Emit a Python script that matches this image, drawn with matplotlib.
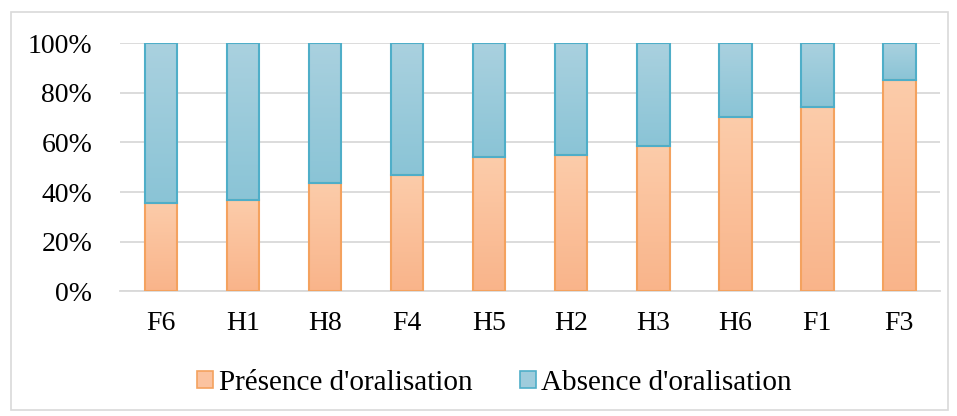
import numpy as np
import matplotlib
matplotlib.use("Agg")
import matplotlib.pyplot as plt
from matplotlib.colors import LinearSegmentedColormap
from matplotlib.patches import Rectangle

plt.rcParams["font.family"] = ["Liberation Serif", "DejaVu Serif"]

categories = ["F6", "H1", "H8", "F4", "H5", "H2", "H3", "H6", "F1", "F3"]
presence = [35.5, 36.7, 43.5, 46.8, 54.0, 54.8, 58.5, 70.2, 74.2, 85.0]
absence = [100 - v for v in presence]
labels = ["Présence d'oralisation", "Absence d'oralisation"]

C_OR_EDGE = "#F4A25F"
C_BL_EDGE = "#4FAEC8"
cm_or = LinearSegmentedColormap.from_list("or", ["#F9B48A", "#FCCCAA"])
cm_bl = LinearSegmentedColormap.from_list("bl", ["#8AC4D6", "#AAD1DF"])
grad = np.linspace(0, 1, 256).reshape(-1, 1)

fig = plt.figure(figsize=(9.57, 4.16), dpi=100)
ax = fig.add_axes([0.1254, 0.30, 0.857, 0.596])

width = 0.4
x = np.arange(len(categories))
for xi, p, a in zip(x, presence, absence):
    for bottom, h, cm, ec in ((0, p, cm_or, C_OR_EDGE), (p, a, cm_bl, C_BL_EDGE)):
        ax.imshow(grad, cmap=cm, aspect="auto", origin="lower",
                  extent=(xi - width / 2, xi + width / 2, bottom, bottom + h), zorder=2)
        ax.add_patch(Rectangle((xi - width / 2, bottom), width, h, fill=False,
                               edgecolor=ec, lw=1.5, zorder=3))

ax.set_xlim(-0.5, len(categories) - 0.5)
ax.set_ylim(0, 100)
ax.set_yticks(range(0, 101, 20))
ax.set_yticklabels([f"{v}%" for v in range(0, 101, 20)])
ax.set_xticks(x)
ax.set_xticklabels(categories)
ax.tick_params(length=0, labelsize=20)
ax.tick_params(axis="x", pad=14)
ax.tick_params(axis="y", pad=20)
ax.grid(axis="y", color="#D9D9D9", lw=1.3, zorder=0)
ax.set_axisbelow(True)
for s in ("top", "right", "left"):
    ax.spines[s].set_visible(False)
ax.spines["bottom"].set_color("#D9D9D9")
ax.spines["bottom"].set_linewidth(1.3)

handles = [Rectangle((0, 0), 1, 1, facecolor="#FBC3A0", edgecolor=C_OR_EDGE, lw=1.2),
           Rectangle((0, 0), 1, 1, facecolor="#9FCCDC", edgecolor=C_BL_EDGE, lw=1.2)]
fig.legend(handles, labels, loc="center", bbox_to_anchor=(0.517, 0.08), ncol=2,
           frameon=False, fontsize=21, handlelength=0.55, handleheight=0.55,
           handletextpad=0.2, columnspacing=1.6)

fig.add_artist(Rectangle((0.011, 0.015), 0.98, 0.955, transform=fig.transFigure,
                         fill=False, edgecolor="#D9D9D9", lw=1.2))

fig.savefig("out.png", dpi=100)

Do this: Without the pictures, write out all of the material exactly.

Solution for this task:
Emit a Python script that matches this image, drawn with matplotlib.
import numpy as np
import matplotlib
matplotlib.use("Agg")
import matplotlib.pyplot as plt
from matplotlib.colors import LinearSegmentedColormap
from matplotlib.patches import Rectangle

plt.rcParams["font.family"] = ["Liberation Serif", "DejaVu Serif"]

categories = ["F6", "H1", "H8", "F4", "H5", "H2", "H3", "H6", "F1", "F3"]
presence = [35.5, 36.7, 43.5, 46.8, 54.0, 54.8, 58.5, 70.2, 74.2, 85.0]
absence = [100 - v for v in presence]
labels = ["Présence d'oralisation", "Absence d'oralisation"]

C_OR_EDGE = "#F4A25F"
C_BL_EDGE = "#4FAEC8"
cm_or = LinearSegmentedColormap.from_list("or", ["#F9B48A", "#FCCCAA"])
cm_bl = LinearSegmentedColormap.from_list("bl", ["#8AC4D6", "#AAD1DF"])
grad = np.linspace(0, 1, 256).reshape(-1, 1)

fig = plt.figure(figsize=(9.57, 4.16), dpi=100)
ax = fig.add_axes([0.1254, 0.30, 0.857, 0.596])

width = 0.4
x = np.arange(len(categories))
for xi, p, a in zip(x, presence, absence):
    for bottom, h, cm, ec in ((0, p, cm_or, C_OR_EDGE), (p, a, cm_bl, C_BL_EDGE)):
        ax.imshow(grad, cmap=cm, aspect="auto", origin="lower",
                  extent=(xi - width / 2, xi + width / 2, bottom, bottom + h), zorder=2)
        ax.add_patch(Rectangle((xi - width / 2, bottom), width, h, fill=False,
                               edgecolor=ec, lw=1.5, zorder=3))

ax.set_xlim(-0.5, len(categories) - 0.5)
ax.set_ylim(0, 100)
ax.set_yticks(range(0, 101, 20))
ax.set_yticklabels([f"{v}%" for v in range(0, 101, 20)])
ax.set_xticks(x)
ax.set_xticklabels(categories)
ax.tick_params(length=0, labelsize=20)
ax.tick_params(axis="x", pad=14)
ax.tick_params(axis="y", pad=20)
ax.grid(axis="y", color="#D9D9D9", lw=1.3, zorder=0)
ax.set_axisbelow(True)
for s in ("top", "right", "left"):
    ax.spines[s].set_visible(False)
ax.spines["bottom"].set_color("#D9D9D9")
ax.spines["bottom"].set_linewidth(1.3)

handles = [Rectangle((0, 0), 1, 1, facecolor="#FBC3A0", edgecolor=C_OR_EDGE, lw=1.2),
           Rectangle((0, 0), 1, 1, facecolor="#9FCCDC", edgecolor=C_BL_EDGE, lw=1.2)]
fig.legend(handles, labels, loc="center", bbox_to_anchor=(0.517, 0.08), ncol=2,
           frameon=False, fontsize=21, handlelength=0.55, handleheight=0.55,
           handletextpad=0.2, columnspacing=1.6)

fig.add_artist(Rectangle((0.011, 0.015), 0.98, 0.955, transform=fig.transFigure,
                         fill=False, edgecolor="#D9D9D9", lw=1.2))

fig.savefig("out.png", dpi=100)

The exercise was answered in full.